Kapitel 4 ("Fallbeispiele (Ost vs. West)") konzentriert sich auf vier ausgewählte polnische Dramatiker der Nachkriegsliteratur, die auf Bühnen in beiden Teilen Deutschlands inszeniert wurden und deren Schaffen jeweils bestimmte Charakteristika aufweist, an denen sich die grundsätzlichen Probleme der unterschiedlichen Aufnahme in Ost und West besonders deutlich aufzeigen lassen: Bei Leon Kruczkowski ist dies der Aspekt des Politischen, bei Ireneusz Iredyński der des Religiösen, Zbigniew Herbert steht für einen stark am Hörstück orientierten Dramentypus, und Tadeusz Różewicz repräsentiert beispielhaft die Auseinandersetzung der polnischen Dramatik mit der Moderne.

Thema des letzten Kapitels 5 ist "Die Aktualisierung der Dramen durch die deutschen Theater im Echo der Kritik und deren Begründungszusammenhang". Darin wird anhand von Theaterrezensionen und anderen kritischen Texten versucht, die unter anderem in ganz eigenen nationalen Erfahrungen, Sichtweisen und künstlerischen Traditionen begründete "Andersartigkeit" polnischer Dramen und ihre Wirkung auf das deutsche Bühnengeschehen zu hinterfragen.

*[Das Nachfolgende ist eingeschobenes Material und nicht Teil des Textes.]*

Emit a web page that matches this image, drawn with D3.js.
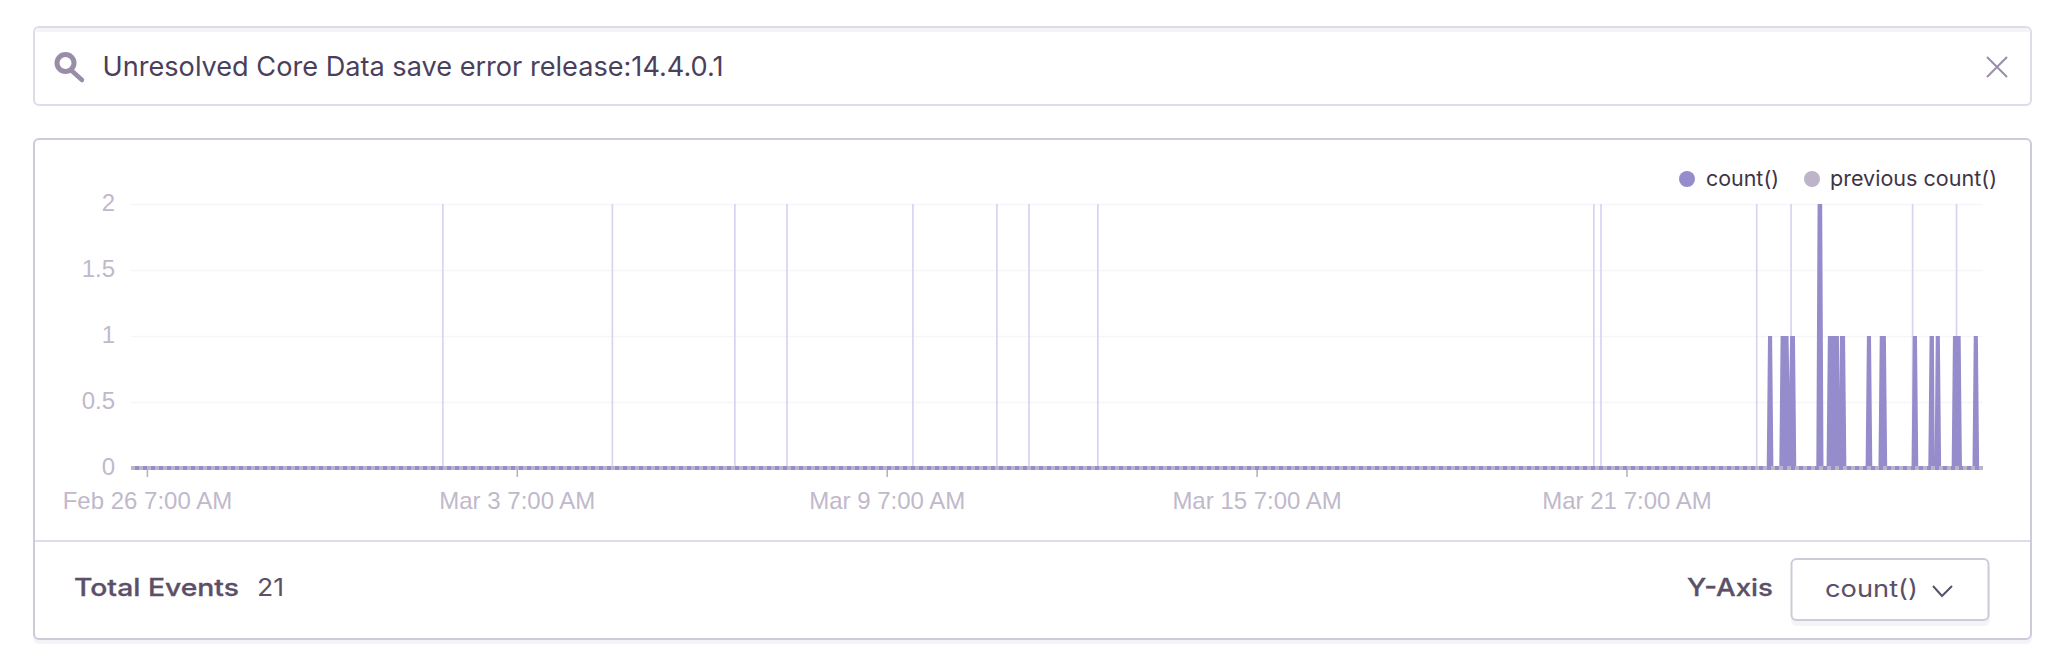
<!DOCTYPE html>
<html>
<head>
<meta charset="utf-8">
<script src="https://d3js.org/d3.v7.min.js"></script>
<style>
  html, body { margin: 0; padding: 0; background: #fff; }
  svg { display: block; }
  .ui { font-family: Inter, "Noto Sans", sans-serif; }
  .axis text { font-family: "Liberation Sans", Arial, sans-serif; font-size: 24px; fill: #c1b9cb; }
</style>
</head>
<body>
<div id="chart"></div>
<script>
// hours after Feb 26 7:00 AM
const domainHours = [-6.2, 714.8];
const yTicks = [0, 0.5, 1, 1.5, 2];
const xTickHours = [0, 144, 288, 432, 576];

// release markers
const releaseHours = [115.2, 181.2, 228.9, 249.2, 298.2, 330.9, 343.4, 370.2, 563.3, 566.1, 626.7, 640.1, 687.4, 704.5];

// count() outline, only the corners of each burst
const countHours = [-6.2, 630.6, 631.1, 632.7, 633.2, 635.5, 636.0, 639.1, 639.4, 639.7, 641.6, 642.1,
  649.9, 650.4, 652.2, 652.7, 653.9, 654.4, 658.7, 658.9, 659.1, 661.1, 661.6, 669.1, 669.6, 671.2, 671.7,
  674.1, 674.6, 677.0, 677.5, 687.0, 687.5, 689.1, 689.6, 693.5, 694.0, 695.7, 696.0, 696.4, 698.0, 698.5,
  702.6, 703.1, 706.1, 706.6, 710.7, 711.2, 712.8, 713.3, 714.8];
const countValues = [0, 0, 1, 1, 0, 0, 1, 1, 0.63, 1, 1, 0,
  0, 2, 2, 0, 0, 1, 1, 0.59, 1, 1, 0, 0, 1, 1, 0,
  0, 1, 1, 0, 0, 1, 1, 0, 0, 1, 1, 0.08, 1, 1, 0,
  0, 1, 1, 0, 0, 1, 1, 0, 0];

// previous count() stays at zero for the whole window
const previousHours = [-6.2, 714.8];
const previousValues = [0, 0];

const legendLabels = ["count()", "previous count()"];
const legendColors = ["#958ccb", "#bdb4c7"];

const width = 2060, height = 662;
const t0 = Date.UTC(2020, 1, 26, 7);
const toDate = h => new Date(t0 + h * 3600e3);

const svg = d3.select("#chart").append("svg")
    .attr("width", width)
    .attr("height", height);

// search box
svg.append("rect").attr("x", 34).attr("y", 27).attr("width", 1997).attr("height", 78).attr("rx", 5)
    .attr("fill", "#fff").attr("stroke", "#dfdbe8").attr("stroke-width", 2);
svg.append("path").attr("d", "M36 32 V31 Q36 28 39 28 H2026 Q2029 28 2029 31 V32 Z").attr("fill", "#f4f3f8");

// magnifier
const icon = svg.append("g").attr("fill", "none").attr("stroke", "#998da8");
icon.append("circle").attr("cx", 65.5).attr("cy", 63).attr("r", 8.5).attr("stroke-width", 5);
icon.append("line").attr("x1", 72).attr("y1", 71).attr("x2", 82).attr("y2", 80)
    .attr("stroke-width", 4.5).attr("stroke-linecap", "round");

svg.append("text").attr("class", "ui").attr("x", 102.5).attr("y", 76)
    .attr("font-size", 27).attr("fill", "#4a3f5c")
    .attr("textLength", 621).attr("lengthAdjust", "spacingAndGlyphs")
    .text("Unresolved Core Data save error release:14.4.0.1");

// close cross
svg.append("path").attr("d", "M1987 57 L2007 77 M2007 57 L1987 77")
    .attr("stroke", "#9a8fa8").attr("stroke-width", 2).attr("fill", "none");

// card
svg.append("rect").attr("x", 33).attr("y", 142).attr("width", 1999).attr("height", 502).attr("rx", 6).attr("fill", "#f4f3f7");
svg.append("rect").attr("x", 34).attr("y", 139).attr("width", 1997).attr("height", 500).attr("rx", 5)
    .attr("fill", "#fff").attr("stroke", "#d0c9d8").attr("stroke-width", 2);
svg.append("line").attr("x1", 35).attr("x2", 2030).attr("y1", 541).attr("y2", 541)
    .attr("stroke", "#e0dbe8").attr("stroke-width", 2);

// scales
const x = d3.scaleUtc().domain(domainHours.map(toDate)).range([131, 1983]);
const y = d3.scaleLinear().domain([0, 2]).range([468, 204]);

// grid
svg.append("g")
    .call(d3.axisLeft(y).tickValues(yTicks).tickSize(-(x.range()[1] - x.range()[0])).tickFormat(""))
    .attr("transform", "translate(131,0)")
    .call(g => g.select(".domain").remove())
    .call(g => g.selectAll("line").attr("stroke", "#f6f5f8").attr("stroke-width", 1.5));

// y labels
svg.append("g").attr("class", "axis")
    .attr("transform", "translate(131,0)")
    .call(d3.axisLeft(y).tickValues(yTicks).tickSize(0).tickPadding(16).tickFormat(d3.format("~g")))
    .call(g => g.select(".domain").remove())
    .call(g => g.selectAll("text").attr("dy", "0.25em"));

// release lines
svg.append("g").selectAll("line")
    .data(releaseHours)
    .enter().append("line")
    .attr("x1", d => x(toDate(d)))
    .attr("x2", d => x(toDate(d)))
    .attr("y1", y(2))
    .attr("y2", y(0))
    .attr("stroke", "#d8d3f3")
    .attr("stroke-width", 1.7);

// x axis
svg.append("g").attr("class", "axis")
    .attr("transform", `translate(0,${y(0)})`)
    .call(d3.axisBottom(x).tickValues(xTickHours.map(toDate)).tickSizeInner(9).tickSizeOuter(0).tickPadding(15)
      .tickFormat(d3.utcFormat("%b %-d %-I:%M %p")))
    .call(g => g.select(".domain").remove())
    .call(g => g.selectAll("line").attr("stroke", "#b5adc0").attr("stroke-width", 1.5));

// count() area and its base line
const area = d3.area()
    .x(d => x(toDate(d[0])))
    .y0(y(0))
    .y1(d => y(d[1]));
const line = d3.line()
    .x(d => x(toDate(d[0])))
    .y(d => y(d[1]));

svg.append("path")
    .attr("d", area(d3.zip(countHours, countValues)))
    .attr("fill", "#958ccb");
svg.append("path")
    .attr("d", line(d3.zip(previousHours, countValues.slice(0, 2))))
    .attr("fill", "none").attr("stroke", "#958ccb").attr("stroke-width", 4);

// previous count() dashed on top
svg.append("path")
    .attr("d", line(d3.zip(previousHours, previousValues)))
    .attr("fill", "none").attr("stroke", "#bdb4c7").attr("stroke-width", 4)
    .attr("stroke-dasharray", "4 4");

// legend
const legendCx = [1687, 1812];
const legendTx = [1706, 1830];
const legendLen = [73, 167];
legendLabels.forEach((d, i) => {
  svg.append("circle").attr("cx", legendCx[i]).attr("cy", 179).attr("r", 8).attr("fill", legendColors[i]);
  svg.append("text").attr("class", "ui").attr("x", legendTx[i]).attr("y", 185.5)
      .attr("font-size", 21).attr("fill", "#3e3446")
      .attr("textLength", legendLen[i]).attr("lengthAdjust", "spacingAndGlyphs")
      .text(d);
});

// footer
svg.append("text").attr("class", "ui").attr("x", 74).attr("y", 596)
    .attr("font-size", 24).attr("font-weight", 500).attr("fill", "#5c5068")
    .attr("stroke", "#5c5068").attr("stroke-width", 0.3)
    .attr("textLength", 165).attr("lengthAdjust", "spacingAndGlyphs").text("Total Events");
svg.append("text").attr("class", "ui").attr("x", 257).attr("y", 596)
    .attr("font-size", 24).attr("fill", "#5c5068")
    .attr("textLength", 27).attr("lengthAdjust", "spacingAndGlyphs").text("21");
svg.append("text").attr("class", "ui").attr("x", 1687).attr("y", 596)
    .attr("font-size", 24).attr("font-weight", 500).attr("fill", "#5c5068")
    .attr("stroke", "#5c5068").attr("stroke-width", 0.3)
    .attr("textLength", 86).attr("lengthAdjust", "spacingAndGlyphs").text("Y-Axis");

// y axis button
svg.append("rect").attr("x", 1791).attr("y", 562).attr("width", 199).attr("height", 64).attr("rx", 6).attr("fill", "#f4f3f7");
svg.append("rect").attr("x", 1791.5).attr("y", 559).attr("width", 197).attr("height", 61).attr("rx", 5)
    .attr("fill", "#fff").attr("stroke", "#d0c9d8").attr("stroke-width", 2);
svg.append("text").attr("class", "ui").attr("x", 1825).attr("y", 597)
    .attr("font-size", 24).attr("fill", "#5c5068")
    .attr("textLength", 93).attr("lengthAdjust", "spacingAndGlyphs").text("count()");
svg.append("path").attr("d", "M1933 586 L1942 596 L1952 586")
    .attr("fill", "none").attr("stroke", "#5c5068").attr("stroke-width", 2);
</script>
</body>
</html>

Zwar greift Kapitel 5 einiges von dem auf, was in den vorangehenden Studien erarbeitet wurde, und bringt es zur Synthese. Dennoch wäre es schon angesichts der übergroßen Fülle an Detailinformationen und -erkenntnissen dringend geboten gewesen, die Darstellung mit einer Zusammenfassung der wichtigsten Untersuchungsergebnisse abzurunden. Schade, dass man darauf verzichtet hat. Insgesamt bietet die Arbeit freilich viele interessante und immer wieder auch überraschende Einsichten, die für die weitere Forschung in diesem Bereich von außerordentlich hohem Wert sind. Der ausführliche Anhang mit einem Register der deutschen Inszenierungen polnischer Dramen, einem zweisprachigen Werkverzeichnis, einem Personenverzeichnis sowie schließlich einer umfassenden Auswahlbibliografie machen die Monografie darüber hinaus auch zu einem für Polonisten, Germanisten, Theaterwissenschaftler und Kulturhistoriker nützlichen Nachschlagewerk.